Copy out the listing in full, exactly as written, but not its pictures.

═════ INFORMATION PROVIDED

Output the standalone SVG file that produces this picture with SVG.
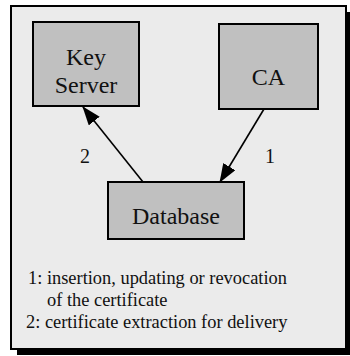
<svg xmlns="http://www.w3.org/2000/svg" width="350" height="356" viewBox="0 0 350 356">
<defs>
<style>
.node{fill:#c0c0c0;stroke:#000;stroke-width:2}
text{font-family:'Liberation Serif','Times New Roman',Times,'DejaVu Serif',serif;fill:#111}
.lbl{font-size:24px;text-anchor:middle}
.num{font-size:20px;text-anchor:middle}
.leg{font-size:18.4px}
.edge{stroke:#000;stroke-width:1.6;fill:none}
</style>
<marker id="arr" markerUnits="userSpaceOnUse" markerWidth="20" markerHeight="16" refX="18" refY="7" orient="auto">
<path d="M0,0 L19,7 L0,14 z" fill="#000"/>
</marker>
</defs>
<rect x="17" y="12" width="335" height="343" fill="#000"/>
<rect x="11" y="6" width="335" height="343" fill="#ebebeb" stroke="#000" stroke-width="2"/>
<g id="keyserver">
<rect class="node" x="33" y="22" width="106" height="84"/>
<text class="lbl" x="86" y="65" font-family="Liberation Serif, serif">Key</text>
<text class="lbl" x="86" y="93" font-family="Liberation Serif, serif">Server</text>
</g>
<g id="ca">
<rect class="node" x="219" y="24" width="99" height="85"/>
<text class="lbl" x="268.5" y="85" font-family="Liberation Serif, serif">CA</text>
</g>
<g id="database">
<rect class="node" x="108" y="182" width="136" height="57"/>
<text class="lbl" x="176" y="224" font-family="Liberation Serif, serif">Database</text>
</g>
<g id="connectors">
<line class="edge" x1="143" y1="182" x2="83" y2="107" marker-end="url(#arr)"/>
<line class="edge" x1="264" y1="109" x2="220" y2="182" marker-end="url(#arr)"/>
<text class="num" x="85" y="163" font-family="Liberation Serif, serif">2</text>
<text class="num" x="270" y="163" font-family="Liberation Serif, serif">1</text>
</g>
<g id="legend">
<text class="leg" x="28" y="284" font-family="Liberation Serif, serif">1: insertion, updating or revocation</text>
<text class="leg" x="47" y="306" font-family="Liberation Serif, serif">of the certificate</text>
<text class="leg" x="26" y="328" font-family="Liberation Serif, serif">2: certificate extraction for delivery</text>
</g>
</svg>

══════════

_EXERCISE SOLUTION_
Output the standalone SVG file that produces this picture with SVG.
<svg xmlns="http://www.w3.org/2000/svg" width="350" height="356" viewBox="0 0 350 356">
<defs>
<style>
.node{fill:#c0c0c0;stroke:#000;stroke-width:2}
text{font-family:'Liberation Serif','Times New Roman',Times,'DejaVu Serif',serif;fill:#111}
.lbl{font-size:24px;text-anchor:middle}
.num{font-size:20px;text-anchor:middle}
.leg{font-size:18.4px}
.edge{stroke:#000;stroke-width:1.6;fill:none}
</style>
<marker id="arr" markerUnits="userSpaceOnUse" markerWidth="20" markerHeight="16" refX="18" refY="7" orient="auto">
<path d="M0,0 L19,7 L0,14 z" fill="#000"/>
</marker>
</defs>
<rect x="17" y="12" width="335" height="343" fill="#000"/>
<rect x="11" y="6" width="335" height="343" fill="#ebebeb" stroke="#000" stroke-width="2"/>
<g id="keyserver">
<rect class="node" x="33" y="22" width="106" height="84"/>
<text class="lbl" x="86" y="65" font-family="Liberation Serif, serif">Key</text>
<text class="lbl" x="86" y="93" font-family="Liberation Serif, serif">Server</text>
</g>
<g id="ca">
<rect class="node" x="219" y="24" width="99" height="85"/>
<text class="lbl" x="268.5" y="85" font-family="Liberation Serif, serif">CA</text>
</g>
<g id="database">
<rect class="node" x="108" y="182" width="136" height="57"/>
<text class="lbl" x="176" y="224" font-family="Liberation Serif, serif">Database</text>
</g>
<g id="connectors">
<line class="edge" x1="143" y1="182" x2="83" y2="107" marker-end="url(#arr)"/>
<line class="edge" x1="264" y1="109" x2="220" y2="182" marker-end="url(#arr)"/>
<text class="num" x="85" y="163" font-family="Liberation Serif, serif">2</text>
<text class="num" x="270" y="163" font-family="Liberation Serif, serif">1</text>
</g>
<g id="legend">
<text class="leg" x="28" y="284" font-family="Liberation Serif, serif">1: insertion, updating or revocation</text>
<text class="leg" x="47" y="306" font-family="Liberation Serif, serif">of the certificate</text>
<text class="leg" x="26" y="328" font-family="Liberation Serif, serif">2: certificate extraction for delivery</text>
</g>
</svg>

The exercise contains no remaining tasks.